[Charts and diagrams as code]

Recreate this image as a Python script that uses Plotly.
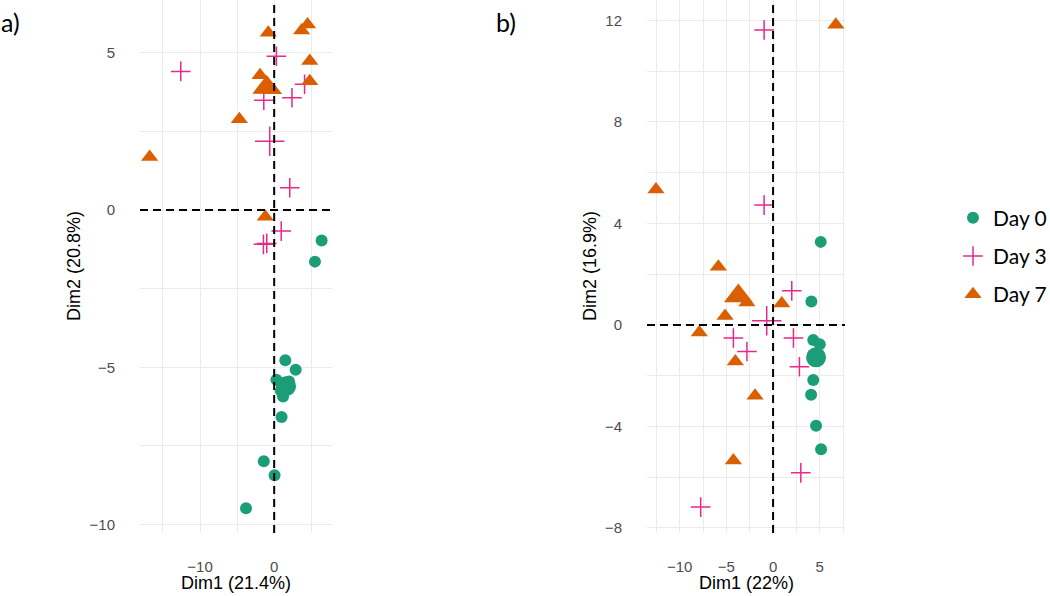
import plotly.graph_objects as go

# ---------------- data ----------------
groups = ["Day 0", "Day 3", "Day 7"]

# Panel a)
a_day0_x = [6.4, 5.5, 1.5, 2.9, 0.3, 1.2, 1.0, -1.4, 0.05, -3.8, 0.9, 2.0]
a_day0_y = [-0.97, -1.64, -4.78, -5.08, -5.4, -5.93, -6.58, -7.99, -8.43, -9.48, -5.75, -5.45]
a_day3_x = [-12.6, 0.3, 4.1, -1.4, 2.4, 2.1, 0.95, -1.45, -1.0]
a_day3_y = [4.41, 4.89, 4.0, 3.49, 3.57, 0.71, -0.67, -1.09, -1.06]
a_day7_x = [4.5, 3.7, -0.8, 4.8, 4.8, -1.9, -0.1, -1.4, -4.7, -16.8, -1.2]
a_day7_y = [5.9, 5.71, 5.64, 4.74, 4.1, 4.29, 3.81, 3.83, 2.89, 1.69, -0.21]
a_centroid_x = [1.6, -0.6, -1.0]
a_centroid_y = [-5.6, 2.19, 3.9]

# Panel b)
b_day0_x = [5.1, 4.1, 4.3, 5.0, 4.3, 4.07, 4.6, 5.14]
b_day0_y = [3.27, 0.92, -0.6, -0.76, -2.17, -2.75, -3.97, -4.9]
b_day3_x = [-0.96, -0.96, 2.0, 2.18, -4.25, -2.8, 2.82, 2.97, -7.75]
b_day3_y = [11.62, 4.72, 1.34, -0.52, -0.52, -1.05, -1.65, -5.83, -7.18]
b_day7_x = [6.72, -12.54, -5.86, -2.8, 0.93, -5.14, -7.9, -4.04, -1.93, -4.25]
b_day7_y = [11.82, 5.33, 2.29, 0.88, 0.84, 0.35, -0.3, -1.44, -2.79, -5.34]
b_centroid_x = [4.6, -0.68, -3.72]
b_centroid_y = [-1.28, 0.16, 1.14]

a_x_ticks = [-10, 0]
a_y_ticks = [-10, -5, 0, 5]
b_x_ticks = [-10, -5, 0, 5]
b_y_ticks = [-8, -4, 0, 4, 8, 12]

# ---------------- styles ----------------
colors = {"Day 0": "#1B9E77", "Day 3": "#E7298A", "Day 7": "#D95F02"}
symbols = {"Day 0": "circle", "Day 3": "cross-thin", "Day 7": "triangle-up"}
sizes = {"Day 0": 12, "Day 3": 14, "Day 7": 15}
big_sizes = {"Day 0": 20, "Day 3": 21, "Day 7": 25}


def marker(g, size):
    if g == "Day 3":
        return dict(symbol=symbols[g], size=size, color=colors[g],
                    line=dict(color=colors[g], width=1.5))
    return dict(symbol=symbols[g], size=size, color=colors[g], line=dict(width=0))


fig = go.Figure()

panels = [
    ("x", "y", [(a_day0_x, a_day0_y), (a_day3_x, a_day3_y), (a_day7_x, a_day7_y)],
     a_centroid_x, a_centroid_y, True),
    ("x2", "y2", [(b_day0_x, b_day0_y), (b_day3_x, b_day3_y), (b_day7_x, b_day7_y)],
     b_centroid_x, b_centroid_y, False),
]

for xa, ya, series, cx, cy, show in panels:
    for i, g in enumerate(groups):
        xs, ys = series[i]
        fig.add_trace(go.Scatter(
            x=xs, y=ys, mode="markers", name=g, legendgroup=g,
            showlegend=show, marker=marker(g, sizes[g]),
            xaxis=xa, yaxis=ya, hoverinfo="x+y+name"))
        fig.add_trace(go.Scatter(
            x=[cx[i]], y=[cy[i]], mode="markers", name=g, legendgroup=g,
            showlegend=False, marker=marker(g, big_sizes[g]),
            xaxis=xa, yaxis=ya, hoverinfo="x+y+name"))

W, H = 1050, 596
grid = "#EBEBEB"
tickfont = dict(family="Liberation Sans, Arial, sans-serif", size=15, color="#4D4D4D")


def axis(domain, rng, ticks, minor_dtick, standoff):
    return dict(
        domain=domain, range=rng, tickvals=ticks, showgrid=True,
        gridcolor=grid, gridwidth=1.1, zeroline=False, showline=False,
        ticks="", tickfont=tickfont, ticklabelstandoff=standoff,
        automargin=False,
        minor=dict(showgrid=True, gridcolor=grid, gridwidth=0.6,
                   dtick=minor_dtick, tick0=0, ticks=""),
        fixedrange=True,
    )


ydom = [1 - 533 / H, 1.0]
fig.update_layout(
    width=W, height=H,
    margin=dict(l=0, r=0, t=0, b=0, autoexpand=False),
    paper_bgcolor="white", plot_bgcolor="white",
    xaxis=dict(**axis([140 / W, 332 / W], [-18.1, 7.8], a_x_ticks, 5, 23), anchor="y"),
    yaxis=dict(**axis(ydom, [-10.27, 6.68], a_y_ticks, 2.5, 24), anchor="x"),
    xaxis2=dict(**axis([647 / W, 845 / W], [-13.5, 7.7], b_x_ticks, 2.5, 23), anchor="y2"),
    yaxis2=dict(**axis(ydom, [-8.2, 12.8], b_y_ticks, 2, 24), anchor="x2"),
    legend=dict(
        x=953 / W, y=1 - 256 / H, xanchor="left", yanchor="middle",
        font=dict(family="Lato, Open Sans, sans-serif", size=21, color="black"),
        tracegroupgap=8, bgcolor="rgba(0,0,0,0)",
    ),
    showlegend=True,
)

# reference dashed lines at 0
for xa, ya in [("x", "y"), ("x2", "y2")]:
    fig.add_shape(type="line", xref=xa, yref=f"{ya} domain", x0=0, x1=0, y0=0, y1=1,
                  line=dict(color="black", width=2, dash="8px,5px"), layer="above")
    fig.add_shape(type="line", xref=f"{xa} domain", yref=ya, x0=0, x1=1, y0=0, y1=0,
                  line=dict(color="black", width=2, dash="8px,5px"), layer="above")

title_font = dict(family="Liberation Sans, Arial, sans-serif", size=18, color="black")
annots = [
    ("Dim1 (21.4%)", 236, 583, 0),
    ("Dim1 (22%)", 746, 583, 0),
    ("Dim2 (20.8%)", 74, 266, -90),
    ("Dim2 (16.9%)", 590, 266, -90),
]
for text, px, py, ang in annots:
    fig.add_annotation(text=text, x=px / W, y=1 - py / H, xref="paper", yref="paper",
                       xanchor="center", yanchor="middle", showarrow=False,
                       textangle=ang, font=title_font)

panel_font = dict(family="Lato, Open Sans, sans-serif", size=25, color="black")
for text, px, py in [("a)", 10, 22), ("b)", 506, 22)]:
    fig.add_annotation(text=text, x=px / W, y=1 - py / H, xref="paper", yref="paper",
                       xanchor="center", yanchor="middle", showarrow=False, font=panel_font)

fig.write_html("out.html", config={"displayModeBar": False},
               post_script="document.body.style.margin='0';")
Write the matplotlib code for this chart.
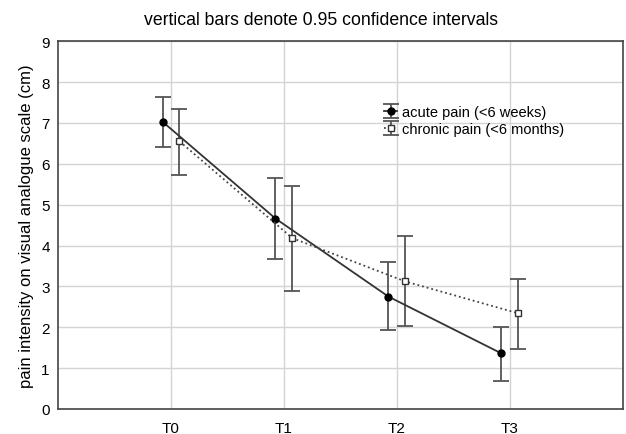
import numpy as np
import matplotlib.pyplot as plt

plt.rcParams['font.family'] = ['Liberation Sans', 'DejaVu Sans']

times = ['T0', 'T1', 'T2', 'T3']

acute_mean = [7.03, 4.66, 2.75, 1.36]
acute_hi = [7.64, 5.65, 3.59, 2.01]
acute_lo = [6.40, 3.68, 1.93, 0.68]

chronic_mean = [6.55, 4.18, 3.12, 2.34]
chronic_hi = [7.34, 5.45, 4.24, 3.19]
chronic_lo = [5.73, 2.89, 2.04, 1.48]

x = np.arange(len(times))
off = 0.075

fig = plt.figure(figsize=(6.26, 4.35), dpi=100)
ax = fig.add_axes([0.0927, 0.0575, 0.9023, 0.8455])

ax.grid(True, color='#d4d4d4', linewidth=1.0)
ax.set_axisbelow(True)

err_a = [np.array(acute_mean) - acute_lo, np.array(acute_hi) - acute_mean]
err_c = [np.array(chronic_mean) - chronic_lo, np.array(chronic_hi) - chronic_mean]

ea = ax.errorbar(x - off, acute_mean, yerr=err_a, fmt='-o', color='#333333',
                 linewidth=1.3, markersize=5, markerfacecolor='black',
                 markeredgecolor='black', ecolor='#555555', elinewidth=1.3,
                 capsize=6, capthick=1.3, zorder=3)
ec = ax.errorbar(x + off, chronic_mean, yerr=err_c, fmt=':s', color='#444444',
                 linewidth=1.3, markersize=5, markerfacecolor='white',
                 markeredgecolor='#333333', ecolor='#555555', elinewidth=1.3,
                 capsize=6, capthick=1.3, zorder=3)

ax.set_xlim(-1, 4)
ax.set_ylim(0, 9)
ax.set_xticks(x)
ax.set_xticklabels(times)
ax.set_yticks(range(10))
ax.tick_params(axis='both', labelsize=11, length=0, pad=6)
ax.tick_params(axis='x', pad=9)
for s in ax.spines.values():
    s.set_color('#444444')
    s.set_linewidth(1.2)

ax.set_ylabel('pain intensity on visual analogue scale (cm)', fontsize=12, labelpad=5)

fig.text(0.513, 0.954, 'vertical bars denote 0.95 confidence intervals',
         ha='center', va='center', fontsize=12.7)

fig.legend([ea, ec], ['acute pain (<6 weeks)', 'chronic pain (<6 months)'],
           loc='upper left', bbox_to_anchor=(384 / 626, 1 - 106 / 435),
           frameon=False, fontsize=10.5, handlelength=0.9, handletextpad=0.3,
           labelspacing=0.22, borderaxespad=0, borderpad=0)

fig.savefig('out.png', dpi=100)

__Task to carry out__: Hand back the exact lines from the start of the entries to the line with "a_centroid_y = [-5.6, 2.19, 3.9]", both ends kept and pictures left out.

__Output below__:
Recreate this image as a Python script that uses Plotly.
import plotly.graph_objects as go

# ---------------- data ----------------
groups = ["Day 0", "Day 3", "Day 7"]

# Panel a)
a_day0_x = [6.4, 5.5, 1.5, 2.9, 0.3, 1.2, 1.0, -1.4, 0.05, -3.8, 0.9, 2.0]
a_day0_y = [-0.97, -1.64, -4.78, -5.08, -5.4, -5.93, -6.58, -7.99, -8.43, -9.48, -5.75, -5.45]
a_day3_x = [-12.6, 0.3, 4.1, -1.4, 2.4, 2.1, 0.95, -1.45, -1.0]
a_day3_y = [4.41, 4.89, 4.0, 3.49, 3.57, 0.71, -0.67, -1.09, -1.06]
a_day7_x = [4.5, 3.7, -0.8, 4.8, 4.8, -1.9, -0.1, -1.4, -4.7, -16.8, -1.2]
a_day7_y = [5.9, 5.71, 5.64, 4.74, 4.1, 4.29, 3.81, 3.83, 2.89, 1.69, -0.21]
a_centroid_x = [1.6, -0.6, -1.0]
a_centroid_y = [-5.6, 2.19, 3.9]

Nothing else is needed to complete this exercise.